The way these tangled rules worked was made explicit in a rant by the DUP’s Jim Wells in which he told Ms. Lo: “The Alliance Party votes will count for nothing in an hour’s time, because, when a Petition of Concern is tabled, the votes from the middle, non-aligned parties do not count. It is entirely a headcount of Nationalists and Unionists.”
Thus, Orange and Green parties are privileged over class-based parties like People Before Profit and cross-community liberal parties such as Alliance and the Greens. Thus, the pattern of politics which preserves Orange-Green hegemony and marginalises those who fail to fit into either category is reinforced.

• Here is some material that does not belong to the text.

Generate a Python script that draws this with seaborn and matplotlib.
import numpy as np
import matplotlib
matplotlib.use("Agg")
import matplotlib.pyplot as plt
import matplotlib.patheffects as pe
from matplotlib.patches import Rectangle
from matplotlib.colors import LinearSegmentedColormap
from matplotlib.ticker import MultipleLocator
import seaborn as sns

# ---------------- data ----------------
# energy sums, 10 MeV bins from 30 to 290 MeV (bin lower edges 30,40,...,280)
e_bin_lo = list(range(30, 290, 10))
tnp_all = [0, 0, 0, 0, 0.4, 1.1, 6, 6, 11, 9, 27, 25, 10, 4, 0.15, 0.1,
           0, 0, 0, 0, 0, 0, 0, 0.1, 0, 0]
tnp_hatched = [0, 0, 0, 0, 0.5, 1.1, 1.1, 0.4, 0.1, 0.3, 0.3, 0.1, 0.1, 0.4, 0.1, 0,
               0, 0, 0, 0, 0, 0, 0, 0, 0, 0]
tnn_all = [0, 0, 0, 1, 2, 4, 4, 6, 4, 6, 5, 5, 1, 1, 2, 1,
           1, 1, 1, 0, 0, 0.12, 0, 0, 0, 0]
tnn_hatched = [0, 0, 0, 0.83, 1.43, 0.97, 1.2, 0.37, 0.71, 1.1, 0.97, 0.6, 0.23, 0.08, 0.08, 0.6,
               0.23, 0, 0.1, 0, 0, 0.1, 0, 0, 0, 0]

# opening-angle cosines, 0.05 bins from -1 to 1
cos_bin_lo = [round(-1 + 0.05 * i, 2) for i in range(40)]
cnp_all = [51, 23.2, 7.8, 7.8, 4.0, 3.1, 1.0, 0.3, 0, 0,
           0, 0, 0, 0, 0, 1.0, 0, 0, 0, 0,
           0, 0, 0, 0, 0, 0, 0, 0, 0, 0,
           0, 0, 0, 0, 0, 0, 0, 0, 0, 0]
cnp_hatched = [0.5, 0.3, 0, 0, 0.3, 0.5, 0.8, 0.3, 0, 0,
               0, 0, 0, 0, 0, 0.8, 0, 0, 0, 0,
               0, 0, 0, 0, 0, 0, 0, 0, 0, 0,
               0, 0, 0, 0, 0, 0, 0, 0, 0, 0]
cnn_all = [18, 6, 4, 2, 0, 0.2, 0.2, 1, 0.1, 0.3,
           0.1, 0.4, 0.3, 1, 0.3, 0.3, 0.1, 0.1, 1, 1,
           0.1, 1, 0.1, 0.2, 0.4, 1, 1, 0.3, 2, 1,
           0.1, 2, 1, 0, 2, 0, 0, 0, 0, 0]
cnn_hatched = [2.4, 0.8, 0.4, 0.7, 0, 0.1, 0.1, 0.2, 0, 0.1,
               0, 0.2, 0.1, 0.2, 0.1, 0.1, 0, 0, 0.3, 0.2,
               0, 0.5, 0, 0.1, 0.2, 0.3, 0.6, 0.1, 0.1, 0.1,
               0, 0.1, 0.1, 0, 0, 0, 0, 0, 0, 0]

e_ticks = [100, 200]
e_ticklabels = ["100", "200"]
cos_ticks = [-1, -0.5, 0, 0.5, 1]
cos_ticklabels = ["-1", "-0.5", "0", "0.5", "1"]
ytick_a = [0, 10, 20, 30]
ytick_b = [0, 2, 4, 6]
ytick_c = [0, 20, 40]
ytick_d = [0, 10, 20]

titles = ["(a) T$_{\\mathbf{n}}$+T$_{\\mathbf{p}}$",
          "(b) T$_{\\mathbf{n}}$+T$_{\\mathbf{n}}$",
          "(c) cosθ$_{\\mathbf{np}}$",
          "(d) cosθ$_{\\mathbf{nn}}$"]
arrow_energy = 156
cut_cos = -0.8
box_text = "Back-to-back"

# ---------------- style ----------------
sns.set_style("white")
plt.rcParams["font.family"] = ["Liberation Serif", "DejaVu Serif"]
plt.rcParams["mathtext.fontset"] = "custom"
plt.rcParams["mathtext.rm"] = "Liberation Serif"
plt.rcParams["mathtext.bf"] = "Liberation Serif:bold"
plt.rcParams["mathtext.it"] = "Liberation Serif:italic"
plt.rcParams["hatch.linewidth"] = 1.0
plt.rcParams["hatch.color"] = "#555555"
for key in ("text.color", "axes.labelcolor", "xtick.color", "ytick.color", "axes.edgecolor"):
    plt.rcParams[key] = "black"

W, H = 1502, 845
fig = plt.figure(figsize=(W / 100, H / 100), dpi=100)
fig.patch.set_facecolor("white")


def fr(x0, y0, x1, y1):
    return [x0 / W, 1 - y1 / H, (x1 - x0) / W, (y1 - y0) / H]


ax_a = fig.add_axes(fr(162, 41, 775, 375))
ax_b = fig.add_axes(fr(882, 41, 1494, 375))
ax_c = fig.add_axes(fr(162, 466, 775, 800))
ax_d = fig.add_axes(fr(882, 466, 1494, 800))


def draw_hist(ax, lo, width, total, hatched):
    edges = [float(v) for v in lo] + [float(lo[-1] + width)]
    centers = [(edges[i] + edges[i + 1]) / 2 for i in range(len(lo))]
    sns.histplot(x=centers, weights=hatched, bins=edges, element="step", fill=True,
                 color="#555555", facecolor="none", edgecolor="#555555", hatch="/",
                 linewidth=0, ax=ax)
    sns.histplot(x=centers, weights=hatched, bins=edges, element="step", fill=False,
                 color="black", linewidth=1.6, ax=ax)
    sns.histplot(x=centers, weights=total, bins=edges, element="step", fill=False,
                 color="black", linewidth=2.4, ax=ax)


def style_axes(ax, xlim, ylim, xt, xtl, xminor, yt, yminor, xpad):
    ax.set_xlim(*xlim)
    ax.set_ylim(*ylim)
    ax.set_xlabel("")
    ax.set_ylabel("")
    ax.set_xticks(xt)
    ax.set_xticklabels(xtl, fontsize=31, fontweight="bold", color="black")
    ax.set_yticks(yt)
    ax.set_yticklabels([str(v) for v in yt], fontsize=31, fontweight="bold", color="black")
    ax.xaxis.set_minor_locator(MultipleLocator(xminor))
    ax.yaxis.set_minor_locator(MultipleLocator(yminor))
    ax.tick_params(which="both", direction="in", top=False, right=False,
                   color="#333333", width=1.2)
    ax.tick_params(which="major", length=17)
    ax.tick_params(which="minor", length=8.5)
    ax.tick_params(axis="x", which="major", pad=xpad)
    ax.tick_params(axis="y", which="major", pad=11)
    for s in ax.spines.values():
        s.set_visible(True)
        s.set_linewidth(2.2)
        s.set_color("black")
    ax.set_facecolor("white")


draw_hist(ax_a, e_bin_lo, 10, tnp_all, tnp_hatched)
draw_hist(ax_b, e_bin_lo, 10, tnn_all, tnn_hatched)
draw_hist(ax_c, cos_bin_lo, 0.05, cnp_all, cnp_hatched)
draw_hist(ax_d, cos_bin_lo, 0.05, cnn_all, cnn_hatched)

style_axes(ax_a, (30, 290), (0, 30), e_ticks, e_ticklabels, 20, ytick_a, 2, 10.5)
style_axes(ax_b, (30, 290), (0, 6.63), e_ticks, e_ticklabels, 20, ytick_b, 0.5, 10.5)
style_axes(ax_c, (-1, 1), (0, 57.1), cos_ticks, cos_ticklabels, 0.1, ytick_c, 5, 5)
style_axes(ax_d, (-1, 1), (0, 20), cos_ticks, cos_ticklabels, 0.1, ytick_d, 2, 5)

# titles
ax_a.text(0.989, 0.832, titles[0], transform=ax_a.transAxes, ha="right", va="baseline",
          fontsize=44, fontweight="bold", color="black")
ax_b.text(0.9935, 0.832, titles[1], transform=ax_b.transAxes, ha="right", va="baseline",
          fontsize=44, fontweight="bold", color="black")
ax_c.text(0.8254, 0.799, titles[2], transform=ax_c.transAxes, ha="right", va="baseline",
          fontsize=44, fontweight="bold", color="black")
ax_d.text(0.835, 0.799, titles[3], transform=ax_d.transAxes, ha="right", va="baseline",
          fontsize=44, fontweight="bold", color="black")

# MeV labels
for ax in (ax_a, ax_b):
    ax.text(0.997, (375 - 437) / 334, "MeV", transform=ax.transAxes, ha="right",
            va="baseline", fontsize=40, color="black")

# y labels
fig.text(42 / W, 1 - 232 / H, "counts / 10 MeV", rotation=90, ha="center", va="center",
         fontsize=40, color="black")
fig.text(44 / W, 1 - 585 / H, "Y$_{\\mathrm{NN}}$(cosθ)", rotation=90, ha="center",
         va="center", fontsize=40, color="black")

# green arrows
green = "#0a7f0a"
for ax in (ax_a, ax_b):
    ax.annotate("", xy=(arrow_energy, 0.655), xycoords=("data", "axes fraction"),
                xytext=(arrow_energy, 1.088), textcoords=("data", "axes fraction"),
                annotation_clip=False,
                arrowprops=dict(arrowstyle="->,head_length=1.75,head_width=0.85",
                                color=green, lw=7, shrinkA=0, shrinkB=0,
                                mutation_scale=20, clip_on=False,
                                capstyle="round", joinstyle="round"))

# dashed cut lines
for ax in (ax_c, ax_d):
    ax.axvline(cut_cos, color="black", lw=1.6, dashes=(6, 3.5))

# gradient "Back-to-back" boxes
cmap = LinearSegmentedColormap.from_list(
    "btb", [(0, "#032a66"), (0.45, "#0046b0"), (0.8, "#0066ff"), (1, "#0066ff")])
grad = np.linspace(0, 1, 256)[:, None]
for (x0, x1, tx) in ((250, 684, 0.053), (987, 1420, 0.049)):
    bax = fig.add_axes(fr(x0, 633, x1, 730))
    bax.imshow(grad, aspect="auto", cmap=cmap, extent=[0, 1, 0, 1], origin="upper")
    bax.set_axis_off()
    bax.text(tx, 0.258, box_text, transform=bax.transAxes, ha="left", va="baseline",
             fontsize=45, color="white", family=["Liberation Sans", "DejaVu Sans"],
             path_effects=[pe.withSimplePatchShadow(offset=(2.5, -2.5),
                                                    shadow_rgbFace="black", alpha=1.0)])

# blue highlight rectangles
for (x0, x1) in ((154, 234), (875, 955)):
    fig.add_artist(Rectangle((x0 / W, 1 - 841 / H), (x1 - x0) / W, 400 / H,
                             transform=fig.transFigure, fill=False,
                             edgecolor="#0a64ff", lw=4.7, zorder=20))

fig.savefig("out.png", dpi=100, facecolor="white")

Campaign for real equality
This is not to say that the Petition of Concern is the main source of sectarianism. But it symbolises and gives formal recognition to Orange versus Green as the defining line of demarcation in Northern politics.
The campaigns for equal marriage and a woman’s right to choose, as well as economic demands which reflect class rather than community interests, are the key to winning any meaningful transformation of society.
It also follows that these campaigns, if they are to effect radical change generally, must be linked to the fight against cuts, for trades union rights and for a shift in resources from the rich to the poor.